**Job**
Write the listing below out again exactly, dropping the images.
━━━━
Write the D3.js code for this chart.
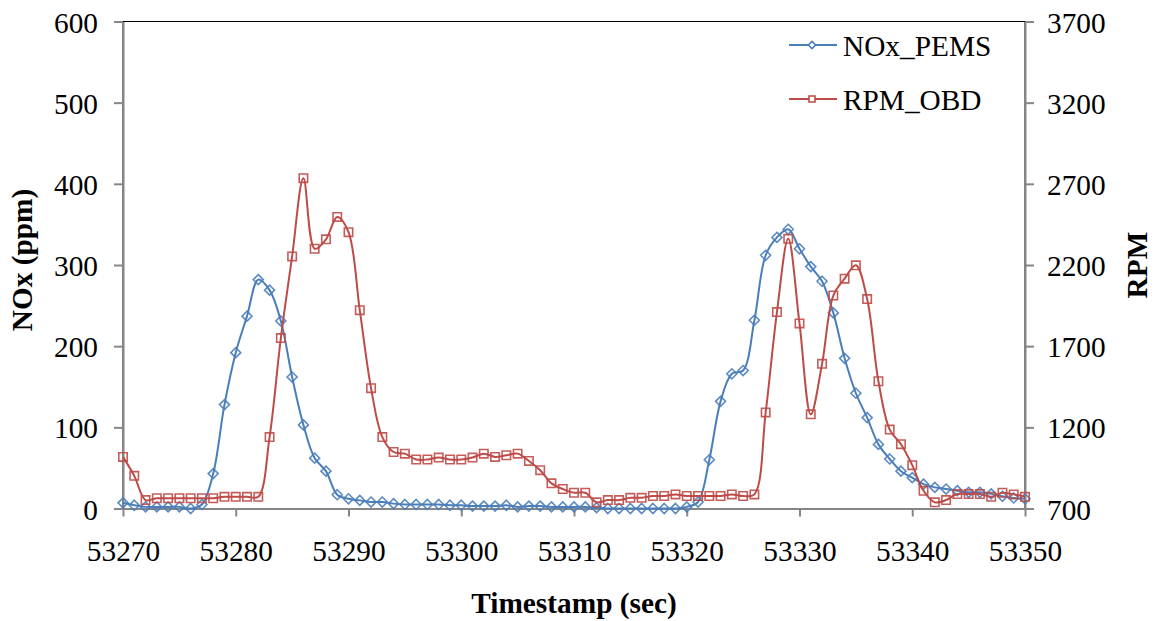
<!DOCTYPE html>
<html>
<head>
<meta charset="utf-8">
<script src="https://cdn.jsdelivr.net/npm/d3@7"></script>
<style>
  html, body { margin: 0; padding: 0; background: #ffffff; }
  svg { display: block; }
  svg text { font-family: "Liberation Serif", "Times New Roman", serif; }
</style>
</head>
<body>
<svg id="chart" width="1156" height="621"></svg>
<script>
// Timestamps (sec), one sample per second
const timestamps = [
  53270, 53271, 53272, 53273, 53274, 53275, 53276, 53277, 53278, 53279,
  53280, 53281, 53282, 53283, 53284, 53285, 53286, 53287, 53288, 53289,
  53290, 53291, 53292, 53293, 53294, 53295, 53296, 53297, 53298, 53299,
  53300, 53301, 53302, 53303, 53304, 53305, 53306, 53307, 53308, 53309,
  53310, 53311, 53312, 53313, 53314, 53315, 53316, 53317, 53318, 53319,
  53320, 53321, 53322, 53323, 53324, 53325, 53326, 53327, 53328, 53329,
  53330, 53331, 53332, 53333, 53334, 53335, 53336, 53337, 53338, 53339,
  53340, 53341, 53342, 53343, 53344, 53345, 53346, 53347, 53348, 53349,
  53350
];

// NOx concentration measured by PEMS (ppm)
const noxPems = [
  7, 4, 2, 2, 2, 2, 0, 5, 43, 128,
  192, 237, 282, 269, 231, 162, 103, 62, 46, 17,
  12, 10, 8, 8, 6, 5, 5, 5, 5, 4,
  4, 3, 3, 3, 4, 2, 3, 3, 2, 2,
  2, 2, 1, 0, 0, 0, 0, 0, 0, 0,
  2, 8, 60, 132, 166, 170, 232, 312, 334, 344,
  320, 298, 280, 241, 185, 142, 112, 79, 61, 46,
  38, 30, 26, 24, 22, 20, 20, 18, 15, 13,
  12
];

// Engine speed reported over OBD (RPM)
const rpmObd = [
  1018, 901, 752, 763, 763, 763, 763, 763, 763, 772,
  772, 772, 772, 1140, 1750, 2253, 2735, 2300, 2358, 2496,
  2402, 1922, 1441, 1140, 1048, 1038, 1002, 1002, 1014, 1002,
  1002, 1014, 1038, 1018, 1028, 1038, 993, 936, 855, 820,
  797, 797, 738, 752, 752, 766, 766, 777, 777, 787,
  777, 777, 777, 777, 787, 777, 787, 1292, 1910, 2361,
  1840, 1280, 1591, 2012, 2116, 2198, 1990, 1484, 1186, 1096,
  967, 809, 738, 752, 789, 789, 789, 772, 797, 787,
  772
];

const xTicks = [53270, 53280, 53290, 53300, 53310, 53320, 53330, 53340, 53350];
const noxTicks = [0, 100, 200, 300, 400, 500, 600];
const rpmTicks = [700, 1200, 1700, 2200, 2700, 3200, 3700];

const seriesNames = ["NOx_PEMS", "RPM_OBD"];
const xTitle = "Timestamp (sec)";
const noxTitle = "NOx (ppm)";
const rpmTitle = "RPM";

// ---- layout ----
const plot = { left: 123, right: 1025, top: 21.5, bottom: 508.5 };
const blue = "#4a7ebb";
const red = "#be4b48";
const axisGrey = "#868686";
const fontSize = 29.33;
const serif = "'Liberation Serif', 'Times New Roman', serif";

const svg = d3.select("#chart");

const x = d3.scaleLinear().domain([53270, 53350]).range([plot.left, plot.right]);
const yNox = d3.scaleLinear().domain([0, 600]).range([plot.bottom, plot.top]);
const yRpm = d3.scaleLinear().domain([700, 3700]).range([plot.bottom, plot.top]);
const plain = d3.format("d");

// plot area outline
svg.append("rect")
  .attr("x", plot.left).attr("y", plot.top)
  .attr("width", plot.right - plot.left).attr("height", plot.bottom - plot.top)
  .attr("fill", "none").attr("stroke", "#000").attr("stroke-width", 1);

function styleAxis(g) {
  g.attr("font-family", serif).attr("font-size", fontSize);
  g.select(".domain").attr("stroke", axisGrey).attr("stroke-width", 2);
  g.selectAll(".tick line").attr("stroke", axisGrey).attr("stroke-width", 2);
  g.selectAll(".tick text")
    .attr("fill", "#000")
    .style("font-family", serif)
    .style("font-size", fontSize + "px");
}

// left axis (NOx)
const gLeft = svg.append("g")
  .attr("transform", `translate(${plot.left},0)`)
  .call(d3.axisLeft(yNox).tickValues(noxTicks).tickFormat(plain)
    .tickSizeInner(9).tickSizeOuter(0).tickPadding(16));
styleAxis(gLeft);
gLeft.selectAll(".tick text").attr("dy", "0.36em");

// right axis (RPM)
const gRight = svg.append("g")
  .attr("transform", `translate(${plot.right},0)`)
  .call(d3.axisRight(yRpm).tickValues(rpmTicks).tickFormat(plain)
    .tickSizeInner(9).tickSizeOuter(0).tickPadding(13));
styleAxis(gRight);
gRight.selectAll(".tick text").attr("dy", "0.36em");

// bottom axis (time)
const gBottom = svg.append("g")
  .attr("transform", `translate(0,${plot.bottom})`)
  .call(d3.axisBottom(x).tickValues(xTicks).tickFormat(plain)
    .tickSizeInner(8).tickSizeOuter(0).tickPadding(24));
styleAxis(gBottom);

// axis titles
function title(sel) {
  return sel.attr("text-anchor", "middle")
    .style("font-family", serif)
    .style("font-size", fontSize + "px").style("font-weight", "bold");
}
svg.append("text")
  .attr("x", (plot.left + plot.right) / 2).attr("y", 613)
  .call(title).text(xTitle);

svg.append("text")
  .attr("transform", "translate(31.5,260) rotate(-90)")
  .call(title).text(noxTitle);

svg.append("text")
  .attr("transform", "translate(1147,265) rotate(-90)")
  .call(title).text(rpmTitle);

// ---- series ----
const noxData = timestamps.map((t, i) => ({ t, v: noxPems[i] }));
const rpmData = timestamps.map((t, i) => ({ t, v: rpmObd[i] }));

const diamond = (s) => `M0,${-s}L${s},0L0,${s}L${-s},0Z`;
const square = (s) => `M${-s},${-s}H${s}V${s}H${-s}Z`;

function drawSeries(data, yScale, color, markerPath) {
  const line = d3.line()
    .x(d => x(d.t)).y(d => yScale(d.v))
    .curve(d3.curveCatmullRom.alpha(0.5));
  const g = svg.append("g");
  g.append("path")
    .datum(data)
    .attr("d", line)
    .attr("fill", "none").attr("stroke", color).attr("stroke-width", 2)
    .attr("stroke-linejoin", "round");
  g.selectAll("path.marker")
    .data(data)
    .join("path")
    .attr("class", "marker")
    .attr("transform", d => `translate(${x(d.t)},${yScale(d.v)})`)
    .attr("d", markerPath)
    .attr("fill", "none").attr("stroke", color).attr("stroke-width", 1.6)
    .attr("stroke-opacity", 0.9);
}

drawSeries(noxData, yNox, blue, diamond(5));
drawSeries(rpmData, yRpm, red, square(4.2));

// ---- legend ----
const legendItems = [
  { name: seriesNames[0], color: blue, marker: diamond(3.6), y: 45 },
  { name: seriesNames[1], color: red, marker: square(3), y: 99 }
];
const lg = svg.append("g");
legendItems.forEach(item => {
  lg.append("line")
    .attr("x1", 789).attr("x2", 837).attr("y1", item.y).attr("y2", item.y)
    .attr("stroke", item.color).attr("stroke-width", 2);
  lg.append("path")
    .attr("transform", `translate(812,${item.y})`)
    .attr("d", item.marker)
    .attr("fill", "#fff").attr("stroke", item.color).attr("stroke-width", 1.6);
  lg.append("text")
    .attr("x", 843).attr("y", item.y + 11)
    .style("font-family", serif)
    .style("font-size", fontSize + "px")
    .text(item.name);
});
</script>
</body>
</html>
━━━━
**Solution for this task**
Write the D3.js code for this chart.
<!DOCTYPE html>
<html>
<head>
<meta charset="utf-8">
<script src="https://cdn.jsdelivr.net/npm/d3@7"></script>
<style>
  html, body { margin: 0; padding: 0; background: #ffffff; }
  svg { display: block; }
  svg text { font-family: "Liberation Serif", "Times New Roman", serif; }
</style>
</head>
<body>
<svg id="chart" width="1156" height="621"></svg>
<script>
// Timestamps (sec), one sample per second
const timestamps = [
  53270, 53271, 53272, 53273, 53274, 53275, 53276, 53277, 53278, 53279,
  53280, 53281, 53282, 53283, 53284, 53285, 53286, 53287, 53288, 53289,
  53290, 53291, 53292, 53293, 53294, 53295, 53296, 53297, 53298, 53299,
  53300, 53301, 53302, 53303, 53304, 53305, 53306, 53307, 53308, 53309,
  53310, 53311, 53312, 53313, 53314, 53315, 53316, 53317, 53318, 53319,
  53320, 53321, 53322, 53323, 53324, 53325, 53326, 53327, 53328, 53329,
  53330, 53331, 53332, 53333, 53334, 53335, 53336, 53337, 53338, 53339,
  53340, 53341, 53342, 53343, 53344, 53345, 53346, 53347, 53348, 53349,
  53350
];

// NOx concentration measured by PEMS (ppm)
const noxPems = [
  7, 4, 2, 2, 2, 2, 0, 5, 43, 128,
  192, 237, 282, 269, 231, 162, 103, 62, 46, 17,
  12, 10, 8, 8, 6, 5, 5, 5, 5, 4,
  4, 3, 3, 3, 4, 2, 3, 3, 2, 2,
  2, 2, 1, 0, 0, 0, 0, 0, 0, 0,
  2, 8, 60, 132, 166, 170, 232, 312, 334, 344,
  320, 298, 280, 241, 185, 142, 112, 79, 61, 46,
  38, 30, 26, 24, 22, 20, 20, 18, 15, 13,
  12
];

// Engine speed reported over OBD (RPM)
const rpmObd = [
  1018, 901, 752, 763, 763, 763, 763, 763, 763, 772,
  772, 772, 772, 1140, 1750, 2253, 2735, 2300, 2358, 2496,
  2402, 1922, 1441, 1140, 1048, 1038, 1002, 1002, 1014, 1002,
  1002, 1014, 1038, 1018, 1028, 1038, 993, 936, 855, 820,
  797, 797, 738, 752, 752, 766, 766, 777, 777, 787,
  777, 777, 777, 777, 787, 777, 787, 1292, 1910, 2361,
  1840, 1280, 1591, 2012, 2116, 2198, 1990, 1484, 1186, 1096,
  967, 809, 738, 752, 789, 789, 789, 772, 797, 787,
  772
];

const xTicks = [53270, 53280, 53290, 53300, 53310, 53320, 53330, 53340, 53350];
const noxTicks = [0, 100, 200, 300, 400, 500, 600];
const rpmTicks = [700, 1200, 1700, 2200, 2700, 3200, 3700];

const seriesNames = ["NOx_PEMS", "RPM_OBD"];
const xTitle = "Timestamp (sec)";
const noxTitle = "NOx (ppm)";
const rpmTitle = "RPM";

// ---- layout ----
const plot = { left: 123, right: 1025, top: 21.5, bottom: 508.5 };
const blue = "#4a7ebb";
const red = "#be4b48";
const axisGrey = "#868686";
const fontSize = 29.33;
const serif = "'Liberation Serif', 'Times New Roman', serif";

const svg = d3.select("#chart");

const x = d3.scaleLinear().domain([53270, 53350]).range([plot.left, plot.right]);
const yNox = d3.scaleLinear().domain([0, 600]).range([plot.bottom, plot.top]);
const yRpm = d3.scaleLinear().domain([700, 3700]).range([plot.bottom, plot.top]);
const plain = d3.format("d");

// plot area outline
svg.append("rect")
  .attr("x", plot.left).attr("y", plot.top)
  .attr("width", plot.right - plot.left).attr("height", plot.bottom - plot.top)
  .attr("fill", "none").attr("stroke", "#000").attr("stroke-width", 1);

function styleAxis(g) {
  g.attr("font-family", serif).attr("font-size", fontSize);
  g.select(".domain").attr("stroke", axisGrey).attr("stroke-width", 2);
  g.selectAll(".tick line").attr("stroke", axisGrey).attr("stroke-width", 2);
  g.selectAll(".tick text")
    .attr("fill", "#000")
    .style("font-family", serif)
    .style("font-size", fontSize + "px");
}

// left axis (NOx)
const gLeft = svg.append("g")
  .attr("transform", `translate(${plot.left},0)`)
  .call(d3.axisLeft(yNox).tickValues(noxTicks).tickFormat(plain)
    .tickSizeInner(9).tickSizeOuter(0).tickPadding(16));
styleAxis(gLeft);
gLeft.selectAll(".tick text").attr("dy", "0.36em");

// right axis (RPM)
const gRight = svg.append("g")
  .attr("transform", `translate(${plot.right},0)`)
  .call(d3.axisRight(yRpm).tickValues(rpmTicks).tickFormat(plain)
    .tickSizeInner(9).tickSizeOuter(0).tickPadding(13));
styleAxis(gRight);
gRight.selectAll(".tick text").attr("dy", "0.36em");

// bottom axis (time)
const gBottom = svg.append("g")
  .attr("transform", `translate(0,${plot.bottom})`)
  .call(d3.axisBottom(x).tickValues(xTicks).tickFormat(plain)
    .tickSizeInner(8).tickSizeOuter(0).tickPadding(24));
styleAxis(gBottom);

// axis titles
function title(sel) {
  return sel.attr("text-anchor", "middle")
    .style("font-family", serif)
    .style("font-size", fontSize + "px").style("font-weight", "bold");
}
svg.append("text")
  .attr("x", (plot.left + plot.right) / 2).attr("y", 613)
  .call(title).text(xTitle);

svg.append("text")
  .attr("transform", "translate(31.5,260) rotate(-90)")
  .call(title).text(noxTitle);

svg.append("text")
  .attr("transform", "translate(1147,265) rotate(-90)")
  .call(title).text(rpmTitle);

// ---- series ----
const noxData = timestamps.map((t, i) => ({ t, v: noxPems[i] }));
const rpmData = timestamps.map((t, i) => ({ t, v: rpmObd[i] }));

const diamond = (s) => `M0,${-s}L${s},0L0,${s}L${-s},0Z`;
const square = (s) => `M${-s},${-s}H${s}V${s}H${-s}Z`;

function drawSeries(data, yScale, color, markerPath) {
  const line = d3.line()
    .x(d => x(d.t)).y(d => yScale(d.v))
    .curve(d3.curveCatmullRom.alpha(0.5));
  const g = svg.append("g");
  g.append("path")
    .datum(data)
    .attr("d", line)
    .attr("fill", "none").attr("stroke", color).attr("stroke-width", 2)
    .attr("stroke-linejoin", "round");
  g.selectAll("path.marker")
    .data(data)
    .join("path")
    .attr("class", "marker")
    .attr("transform", d => `translate(${x(d.t)},${yScale(d.v)})`)
    .attr("d", markerPath)
    .attr("fill", "none").attr("stroke", color).attr("stroke-width", 1.6)
    .attr("stroke-opacity", 0.9);
}

drawSeries(noxData, yNox, blue, diamond(5));
drawSeries(rpmData, yRpm, red, square(4.2));

// ---- legend ----
const legendItems = [
  { name: seriesNames[0], color: blue, marker: diamond(3.6), y: 45 },
  { name: seriesNames[1], color: red, marker: square(3), y: 99 }
];
const lg = svg.append("g");
legendItems.forEach(item => {
  lg.append("line")
    .attr("x1", 789).attr("x2", 837).attr("y1", item.y).attr("y2", item.y)
    .attr("stroke", item.color).attr("stroke-width", 2);
  lg.append("path")
    .attr("transform", `translate(812,${item.y})`)
    .attr("d", item.marker)
    .attr("fill", "#fff").attr("stroke", item.color).attr("stroke-width", 1.6);
  lg.append("text")
    .attr("x", 843).attr("y", item.y + 11)
    .style("font-family", serif)
    .style("font-size", fontSize + "px")
    .text(item.name);
});
</script>
</body>
</html>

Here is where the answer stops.